As the first woman, Eve shouldered responsibility she didn’t sign up for. Her one choice changed the wonderful new world she lived in. It changed ours, too! That’s because choice is not as personal as we like to believe it is. Choice has ripples, and we don’t control the size of the ripples.
We need to stop pointing fingers at Eve because we have made her choice. Maybe not at the tree God said “No” to. Maybe it was a relationship, a work decision, an unethical short cut, a lie. It could be any choice or season of choices that did not bring God’s whole rule to our life and to others.
Think about the context God gave Adam and Eve for learning all the right things about a good and compassionate God.
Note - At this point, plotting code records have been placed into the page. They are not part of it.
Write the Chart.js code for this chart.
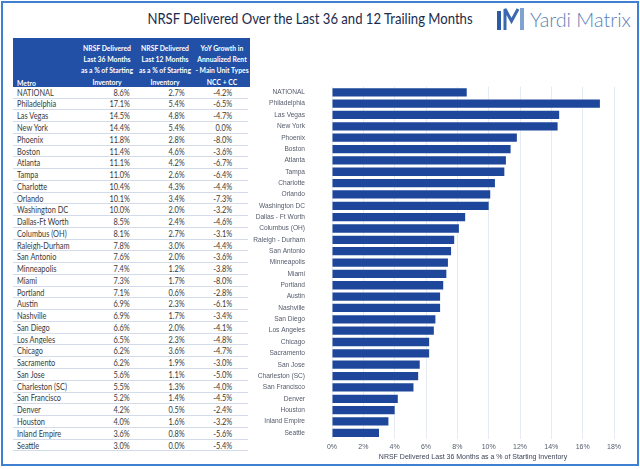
<!DOCTYPE html>
<html><head><meta charset="utf-8">
<script src="https://cdn.jsdelivr.net/npm/chart.js@4.4.0/dist/chart.umd.min.js"></script>
<style>
html,body{margin:0;padding:0;background:#fff;}
#wrap{position:relative;width:640px;height:469px;overflow:hidden;font-family:Lato,sans-serif;background:#fff;}
#frame{position:absolute;left:1px;top:1px;width:638px;height:465px;box-sizing:border-box;border:2px solid #3f80d2;}
.a{position:absolute;width:0;height:0;}
.a span{position:absolute;top:0;white-space:nowrap;line-height:1;}
#hdrbox{position:absolute;left:13px;top:38px;width:237px;height:49px;background:#2150a6;}
.ln{position:absolute;left:13px;width:235px;height:1px;background:#d3daea;}
#c{position:absolute;left:0;top:0;}
</style></head><body>
<div id="wrap">
<div id="frame"></div>
<div id="hdrbox"></div>
<svg style="position:absolute;left:0;top:0" width="640" height="40">
  <rect x="497" y="11" width="4" height="19" fill="#2b5aa6"/>
  <polyline points="505,30 505,9 511.5,21 518,9" fill="none" stroke="#3a68b0" stroke-width="3"/>
  <rect x="520" y="8" width="4" height="22" fill="#7fa2d2"/>
</svg>
<canvas id="c" width="640" height="469"></canvas>
</div>
<script>
const metros = ['NATIONAL','Philadelphia','Las Vegas','New York','Phoenix','Boston','Atlanta','Tampa','Charlotte','Orlando','Washington DC','Dallas-Ft Worth','Columbus (OH)','Raleigh-Durham','San Antonio','Minneapolis','Miami','Portland','Austin','Nashville','San Diego','Los Angeles','Chicago','Sacramento','San Jose','Charleston (SC)','San Francisco','Denver','Houston','Inland Empire','Seattle'];
const chartLabels = ['NATIONAL','Philadelphia','Las Vegas','New York','Phoenix','Boston','Atlanta','Tampa','Charlotte','Orlando','Washington DC','Dallas - Ft Worth','Columbus (OH)','Raleigh - Durham','San Antonio','Minneapolis','Miami','Portland','Austin','Nashville','San Diego','Los Angeles','Chicago','Sacramento','San Jose','Charleston (SC)','San Francisco','Denver','Houston','Inland Empire','Seattle'];
const delivered36 = [8.6,17.1,14.5,14.4,11.8,11.4,11.1,11.0,10.4,10.1,10.0,8.5,8.1,7.8,7.6,7.4,7.3,7.1,6.9,6.9,6.6,6.5,6.2,6.2,5.6,5.5,5.2,4.2,4.0,3.6,3.0];
const delivered12 = [2.7,5.4,4.8,5.4,2.8,4.6,4.2,2.6,4.3,3.4,2.0,2.4,2.7,3.0,2.0,1.2,1.7,0.6,2.3,1.7,2.0,2.3,3.6,1.9,1.1,1.3,1.4,0.5,1.6,0.8,0.0];
const yoyRent = [-4.2,-6.5,-4.7,0.0,-8.0,-3.6,-6.7,-6.4,-4.4,-7.3,-3.2,-4.6,-3.1,-4.4,-3.6,-3.8,-8.0,-2.8,-6.1,-3.4,-4.1,-4.8,-4.7,-3.0,-5.0,-4.0,-4.5,-2.4,-3.2,-5.6,-5.4];
const headMetro = 'Metro';
const head36 = ['NRSF Delivered','Last 36 Months','as a % of Starting','Inventory'];
const head12 = ['NRSF Delivered','Last 12 Months','as a % of Starting','Inventory'];
const headYoY = ['YoY Growth in','Annualized Rent','- Main Unit Types','NCC + CC'];
const chartTitle = 'NRSF Delivered Over the Last 36 and 12 Trailing Months';
const axisTitle = 'NRSF Delivered Last 36 Months as a % of Starting Inventory';
const brand = 'Yardi Matrix';

const wrap = document.getElementById('wrap');
function put(text, x, y, align, css, sx){
  const a = document.createElement('div'); a.className='a';
  a.style.left = x+'px'; a.style.top = y+'px';
  const s = document.createElement('span'); s.textContent = text;
  Object.assign(s.style, css);
  sx = sx || 1;
  if(align==='left'){ s.style.left='0'; s.style.transformOrigin='left center'; s.style.transform='translateY(-50%) scaleX('+sx+')'; }
  else if(align==='right'){ s.style.right='0'; s.style.transformOrigin='right center'; s.style.transform='translateY(-50%) scaleX('+sx+')'; }
  else { s.style.left='0'; s.style.transformOrigin='center center'; s.style.transform='translate(-50%,-50%) scaleX('+sx+')'; }
  a.appendChild(s); wrap.insertBefore(a, document.getElementById('c'));
  return s;
}
// title
const t = put(chartTitle, 310, 18, 'center', {fontSize:'16px', color:'#1c2b4c', fontFamily:'Lato'});
const tw = t.offsetWidth; t.style.transform='translate(-50%,-50%) scaleX('+(325/tw)+')';
const b = put(brand, 530, 19, 'left', {fontSize:'19px', color:'#5a7fb8', fontFamily:'Lato', fontWeight:'300'});
const bw = b.offsetWidth; b.style.transform='translateY(-50%) scaleX('+(101/bw)+')';
// header
const hc = {fontSize:'8px', color:'#fff', fontWeight:'bold', fontFamily:'Lato'};
const hy = [48.3,59.3,70.3,81.5];
for(let i=0;i<4;i++){
  put(head36[i],107,hy[i],'center',hc,0.85);
  put(head12[i],164.5,hy[i],'center',hc,0.85);
  put(headYoY[i],221.5,hy[i],'center',hc,0.85);
}
put(headMetro,17,82.5,'left',hc,0.85);
// rows
const rc = {fontSize:'9px', color:'#3a3a3a', fontFamily:'Lato'};
const fmt = v => v.toFixed(1)+'%';
for(let i=0;i<metros.length;i++){
  const y = 91.7 + i*11.76;
  put(metros[i],17,y,'left',rc,0.82);
  put(fmt(delivered36[i]),130,y,'right',rc,0.82);
  put(fmt(delivered12[i]),185,y,'right',rc,0.82);
  put(fmt(yoyRent[i]),232,y,'right',rc,0.82);
  const l = document.createElement('div'); l.className='ln'; l.style.top=(y+5.8)+'px';
  wrap.insertBefore(l, document.getElementById('c'));
}

const lab = {family:'"Liberation Sans", Arial, sans-serif', size:6.6};
const tick = {family:'"Liberation Sans", Arial, sans-serif', size:7};
new Chart(document.getElementById('c'), {
  type:'bar',
  data:{labels:chartLabels, datasets:[{data:delivered36, backgroundColor:'#1e479c', barPercentage:0.73, categoryPercentage:1}]},
  options:{
    indexAxis:'y', responsive:false, animation:false,
    layout:{padding:{left:230, top:86.6, right:26, bottom:8}},
    plugins:{legend:{display:false}, tooltip:{enabled:false}},
    scales:{
      y:{grid:{display:false}, border:{display:false},
         ticks:{padding:19, color:'#555b6b', font:lab, autoSkip:false},
         afterFit(s){ s.width = 102; }},
      x:{min:0, max:18,
         ticks:{stepSize:2, callback:v=>v+'%', color:'#555b6b', font:tick, padding:4},
         grid:{color:'#e7ebf4', drawTicks:false}, border:{display:false},
         title:{display:true, text:axisTitle, color:'#3d4458', font:tick, padding:{top:2,bottom:0}},
         afterFit(s){ s.height = 22.5; }}
    }
  }
});
</script>
</body></html>
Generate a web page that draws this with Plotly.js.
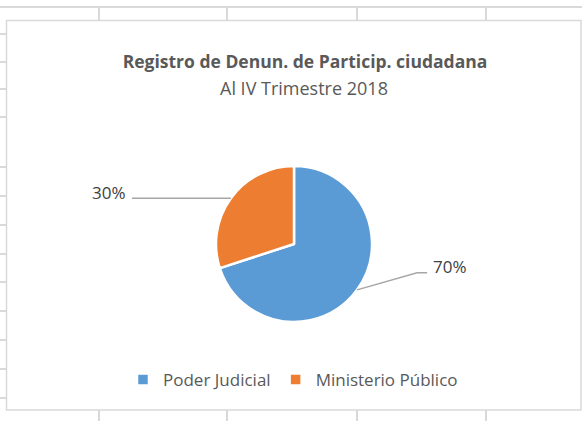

Beauty. Abundance. Each other in one-flesh unity. Companionship with their Creator.
As I studied this story once more for the Bible study I’m teaching, I was struck with the fact that the garden wasn’t the only Paradise they lost. It was their innocent longing for an open relationship with the One Who created them. The real Paradise was about a relationship with God without shame.
Adam and Eve traded their intimate relationship with God for a bite of forbidden fruit, and we did, too.
Our stories are all different, but what we lost in them isn’t. We have learned to live with a distance with God that He grieves. Few outsiders point to the church as a gathering of unity and love anymore. We harbor grievances against God with an underlying detachment. Had we lived in Eden like we’re living now, would we all have been thrown out like Adam and Eve?
But God doesn’t raise His voice like a frustrated parent against us. He did the unbelievable. In the middle of our stories where more than fruit created distance from Him, God reached out in redemptive love. Jesus died to take us back to the Garden. Not a garden of flowers and trees. A garden of pure, unrestricted, intimate relationship.
Adam and Eve couldn’t un-eat the fruit. We can’t un-choose our choices. Instead we choose new. We choose the rescue God sent. We choose to be fully forgiven and wholly loved by a God who longs for garden walks with us.
Are we waiting for Heaven to enjoy such intimacy? Not necessary. God says it begins here, on earth. Our transformed lives are the biggest part of His mission to the world. When we live in full intimacy with God, people notice. Then, we have something to share, or rather Someone!
The Garden and what happened there needs to be a wake-up call for us. If Jesus came to restore life with God, why aren’t we living in that Paradise? What could happen in our families, in our churches, in our neighborhoods if we did?
I don’t know what else to do but to repent of my disobedient attitude. I must embrace the truth that Christ-in-me can make a difference I cannot make on my own . . . not anywhere or with anyone.